* GIVEN TASK *
Return the lines below exactly, from the first line to the line that contains "0.0278, 0.0556, 0.0278, 0.0, 0.0278]". Leave out pictures.

* GIVEN MATERIAL *
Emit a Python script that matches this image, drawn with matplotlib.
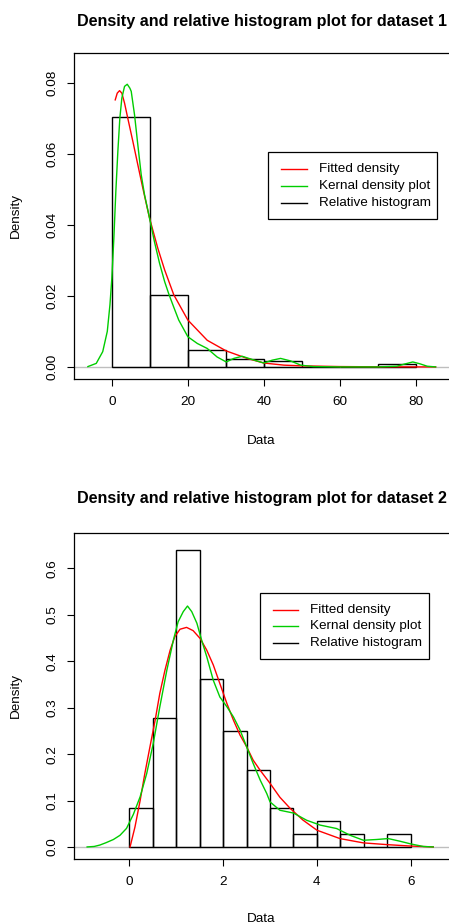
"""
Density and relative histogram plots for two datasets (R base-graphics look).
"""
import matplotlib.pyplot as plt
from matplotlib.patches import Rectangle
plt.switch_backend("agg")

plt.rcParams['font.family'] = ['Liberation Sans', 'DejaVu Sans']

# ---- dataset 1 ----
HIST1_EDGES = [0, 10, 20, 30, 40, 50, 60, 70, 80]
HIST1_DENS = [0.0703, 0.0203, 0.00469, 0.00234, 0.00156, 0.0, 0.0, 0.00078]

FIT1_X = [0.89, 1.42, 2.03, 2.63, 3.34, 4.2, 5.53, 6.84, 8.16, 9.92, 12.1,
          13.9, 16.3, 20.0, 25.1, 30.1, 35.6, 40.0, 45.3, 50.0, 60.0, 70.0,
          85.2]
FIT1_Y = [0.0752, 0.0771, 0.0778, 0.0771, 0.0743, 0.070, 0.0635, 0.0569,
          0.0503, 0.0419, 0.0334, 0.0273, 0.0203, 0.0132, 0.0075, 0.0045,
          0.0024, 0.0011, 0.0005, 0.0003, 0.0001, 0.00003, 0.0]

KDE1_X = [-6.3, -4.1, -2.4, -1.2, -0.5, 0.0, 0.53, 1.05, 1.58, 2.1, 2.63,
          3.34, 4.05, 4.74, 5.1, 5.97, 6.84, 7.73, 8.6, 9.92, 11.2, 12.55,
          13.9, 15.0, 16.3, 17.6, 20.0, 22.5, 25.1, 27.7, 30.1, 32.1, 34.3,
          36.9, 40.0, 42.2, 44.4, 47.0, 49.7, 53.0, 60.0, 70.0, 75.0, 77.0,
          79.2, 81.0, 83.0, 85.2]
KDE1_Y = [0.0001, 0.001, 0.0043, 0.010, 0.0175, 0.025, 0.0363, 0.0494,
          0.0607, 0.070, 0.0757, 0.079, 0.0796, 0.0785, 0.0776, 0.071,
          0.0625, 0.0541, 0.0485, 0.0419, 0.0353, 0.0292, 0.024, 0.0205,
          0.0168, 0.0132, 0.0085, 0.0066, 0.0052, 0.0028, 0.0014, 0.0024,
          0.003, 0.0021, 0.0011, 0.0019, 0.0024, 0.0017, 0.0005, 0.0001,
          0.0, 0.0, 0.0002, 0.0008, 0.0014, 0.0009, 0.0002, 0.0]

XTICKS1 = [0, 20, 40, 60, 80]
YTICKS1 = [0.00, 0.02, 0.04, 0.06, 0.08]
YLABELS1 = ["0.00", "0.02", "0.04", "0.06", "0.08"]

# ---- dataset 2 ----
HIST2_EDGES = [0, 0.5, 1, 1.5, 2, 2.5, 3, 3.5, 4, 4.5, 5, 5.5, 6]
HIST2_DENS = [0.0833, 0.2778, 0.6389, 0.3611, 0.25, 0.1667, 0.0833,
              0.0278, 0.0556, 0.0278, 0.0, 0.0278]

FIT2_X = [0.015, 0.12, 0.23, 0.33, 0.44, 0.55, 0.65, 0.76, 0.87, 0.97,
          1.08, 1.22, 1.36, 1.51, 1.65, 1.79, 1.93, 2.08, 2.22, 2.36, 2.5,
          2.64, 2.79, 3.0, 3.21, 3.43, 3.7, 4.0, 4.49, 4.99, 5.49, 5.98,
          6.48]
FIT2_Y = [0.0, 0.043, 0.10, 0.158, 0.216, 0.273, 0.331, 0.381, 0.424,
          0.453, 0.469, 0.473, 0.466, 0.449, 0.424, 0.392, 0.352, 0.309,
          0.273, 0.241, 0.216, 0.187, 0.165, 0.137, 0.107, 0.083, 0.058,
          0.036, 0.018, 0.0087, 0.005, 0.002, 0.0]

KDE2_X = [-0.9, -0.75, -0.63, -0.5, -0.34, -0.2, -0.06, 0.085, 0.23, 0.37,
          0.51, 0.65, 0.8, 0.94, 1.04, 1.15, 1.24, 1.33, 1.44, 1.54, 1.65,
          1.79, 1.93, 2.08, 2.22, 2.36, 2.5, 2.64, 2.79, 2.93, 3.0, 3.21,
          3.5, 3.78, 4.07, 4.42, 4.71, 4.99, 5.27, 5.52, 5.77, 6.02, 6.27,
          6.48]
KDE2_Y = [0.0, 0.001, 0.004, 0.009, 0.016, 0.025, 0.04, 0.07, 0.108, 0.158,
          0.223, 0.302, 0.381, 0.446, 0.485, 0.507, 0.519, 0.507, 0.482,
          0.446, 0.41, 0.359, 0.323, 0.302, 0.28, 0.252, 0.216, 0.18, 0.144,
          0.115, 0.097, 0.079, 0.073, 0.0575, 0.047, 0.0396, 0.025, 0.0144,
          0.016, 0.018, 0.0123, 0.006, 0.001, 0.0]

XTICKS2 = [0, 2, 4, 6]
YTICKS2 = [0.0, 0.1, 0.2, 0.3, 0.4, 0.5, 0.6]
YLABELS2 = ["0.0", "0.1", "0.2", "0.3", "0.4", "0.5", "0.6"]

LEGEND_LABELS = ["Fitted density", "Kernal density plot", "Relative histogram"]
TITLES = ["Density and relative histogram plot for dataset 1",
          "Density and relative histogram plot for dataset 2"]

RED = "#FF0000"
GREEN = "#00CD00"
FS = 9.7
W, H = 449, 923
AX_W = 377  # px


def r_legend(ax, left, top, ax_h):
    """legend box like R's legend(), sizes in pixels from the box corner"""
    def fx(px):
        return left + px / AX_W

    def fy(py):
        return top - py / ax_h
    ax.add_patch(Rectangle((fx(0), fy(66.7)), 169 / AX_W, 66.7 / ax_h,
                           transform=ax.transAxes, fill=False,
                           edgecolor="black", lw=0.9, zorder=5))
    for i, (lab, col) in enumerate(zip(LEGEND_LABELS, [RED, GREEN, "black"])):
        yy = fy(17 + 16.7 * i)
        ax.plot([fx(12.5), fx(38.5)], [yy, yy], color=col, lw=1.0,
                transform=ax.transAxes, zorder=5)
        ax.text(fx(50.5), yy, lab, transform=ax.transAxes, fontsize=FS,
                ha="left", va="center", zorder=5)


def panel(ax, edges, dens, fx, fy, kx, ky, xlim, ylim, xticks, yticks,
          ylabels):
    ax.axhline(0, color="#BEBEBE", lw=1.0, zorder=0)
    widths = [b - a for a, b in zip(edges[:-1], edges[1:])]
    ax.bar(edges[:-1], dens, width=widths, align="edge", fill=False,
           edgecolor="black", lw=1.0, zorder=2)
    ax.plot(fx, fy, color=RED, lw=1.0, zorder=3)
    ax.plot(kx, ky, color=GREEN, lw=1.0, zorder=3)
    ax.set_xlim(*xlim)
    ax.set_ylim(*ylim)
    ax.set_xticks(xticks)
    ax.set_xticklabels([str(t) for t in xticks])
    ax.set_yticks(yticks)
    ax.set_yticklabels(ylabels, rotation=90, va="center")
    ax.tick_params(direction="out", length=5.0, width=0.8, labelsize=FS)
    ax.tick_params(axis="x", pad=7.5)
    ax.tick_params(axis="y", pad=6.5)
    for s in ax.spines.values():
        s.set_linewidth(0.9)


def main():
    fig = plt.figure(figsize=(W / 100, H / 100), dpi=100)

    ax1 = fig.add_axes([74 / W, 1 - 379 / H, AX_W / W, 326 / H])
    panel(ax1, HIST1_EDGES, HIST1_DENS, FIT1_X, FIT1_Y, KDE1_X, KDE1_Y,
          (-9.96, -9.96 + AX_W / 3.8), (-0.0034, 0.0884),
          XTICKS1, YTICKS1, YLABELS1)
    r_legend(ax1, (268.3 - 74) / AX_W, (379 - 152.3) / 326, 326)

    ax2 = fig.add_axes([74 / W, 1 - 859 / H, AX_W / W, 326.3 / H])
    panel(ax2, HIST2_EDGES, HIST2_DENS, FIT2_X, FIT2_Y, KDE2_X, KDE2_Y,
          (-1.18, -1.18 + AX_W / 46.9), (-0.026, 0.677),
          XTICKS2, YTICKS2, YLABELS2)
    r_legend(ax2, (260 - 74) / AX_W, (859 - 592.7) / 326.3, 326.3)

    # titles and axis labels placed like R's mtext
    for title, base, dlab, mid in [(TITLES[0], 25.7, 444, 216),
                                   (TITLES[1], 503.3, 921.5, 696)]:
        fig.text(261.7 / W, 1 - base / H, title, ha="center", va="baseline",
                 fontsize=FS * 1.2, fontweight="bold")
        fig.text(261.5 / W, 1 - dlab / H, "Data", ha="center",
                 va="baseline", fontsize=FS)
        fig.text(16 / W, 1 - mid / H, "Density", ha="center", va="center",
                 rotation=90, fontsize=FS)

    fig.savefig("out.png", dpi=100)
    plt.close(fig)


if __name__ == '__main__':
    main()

* ANSWER TO THE EXERCISE *
Emit a Python script that matches this image, drawn with matplotlib.
"""
Density and relative histogram plots for two datasets (R base-graphics look).
"""
import matplotlib.pyplot as plt
from matplotlib.patches import Rectangle
plt.switch_backend("agg")

plt.rcParams['font.family'] = ['Liberation Sans', 'DejaVu Sans']

# ---- dataset 1 ----
HIST1_EDGES = [0, 10, 20, 30, 40, 50, 60, 70, 80]
HIST1_DENS = [0.0703, 0.0203, 0.00469, 0.00234, 0.00156, 0.0, 0.0, 0.00078]

FIT1_X = [0.89, 1.42, 2.03, 2.63, 3.34, 4.2, 5.53, 6.84, 8.16, 9.92, 12.1,
          13.9, 16.3, 20.0, 25.1, 30.1, 35.6, 40.0, 45.3, 50.0, 60.0, 70.0,
          85.2]
FIT1_Y = [0.0752, 0.0771, 0.0778, 0.0771, 0.0743, 0.070, 0.0635, 0.0569,
          0.0503, 0.0419, 0.0334, 0.0273, 0.0203, 0.0132, 0.0075, 0.0045,
          0.0024, 0.0011, 0.0005, 0.0003, 0.0001, 0.00003, 0.0]

KDE1_X = [-6.3, -4.1, -2.4, -1.2, -0.5, 0.0, 0.53, 1.05, 1.58, 2.1, 2.63,
          3.34, 4.05, 4.74, 5.1, 5.97, 6.84, 7.73, 8.6, 9.92, 11.2, 12.55,
          13.9, 15.0, 16.3, 17.6, 20.0, 22.5, 25.1, 27.7, 30.1, 32.1, 34.3,
          36.9, 40.0, 42.2, 44.4, 47.0, 49.7, 53.0, 60.0, 70.0, 75.0, 77.0,
          79.2, 81.0, 83.0, 85.2]
KDE1_Y = [0.0001, 0.001, 0.0043, 0.010, 0.0175, 0.025, 0.0363, 0.0494,
          0.0607, 0.070, 0.0757, 0.079, 0.0796, 0.0785, 0.0776, 0.071,
          0.0625, 0.0541, 0.0485, 0.0419, 0.0353, 0.0292, 0.024, 0.0205,
          0.0168, 0.0132, 0.0085, 0.0066, 0.0052, 0.0028, 0.0014, 0.0024,
          0.003, 0.0021, 0.0011, 0.0019, 0.0024, 0.0017, 0.0005, 0.0001,
          0.0, 0.0, 0.0002, 0.0008, 0.0014, 0.0009, 0.0002, 0.0]

XTICKS1 = [0, 20, 40, 60, 80]
YTICKS1 = [0.00, 0.02, 0.04, 0.06, 0.08]
YLABELS1 = ["0.00", "0.02", "0.04", "0.06", "0.08"]

# ---- dataset 2 ----
HIST2_EDGES = [0, 0.5, 1, 1.5, 2, 2.5, 3, 3.5, 4, 4.5, 5, 5.5, 6]
HIST2_DENS = [0.0833, 0.2778, 0.6389, 0.3611, 0.25, 0.1667, 0.0833,
              0.0278, 0.0556, 0.0278, 0.0, 0.0278]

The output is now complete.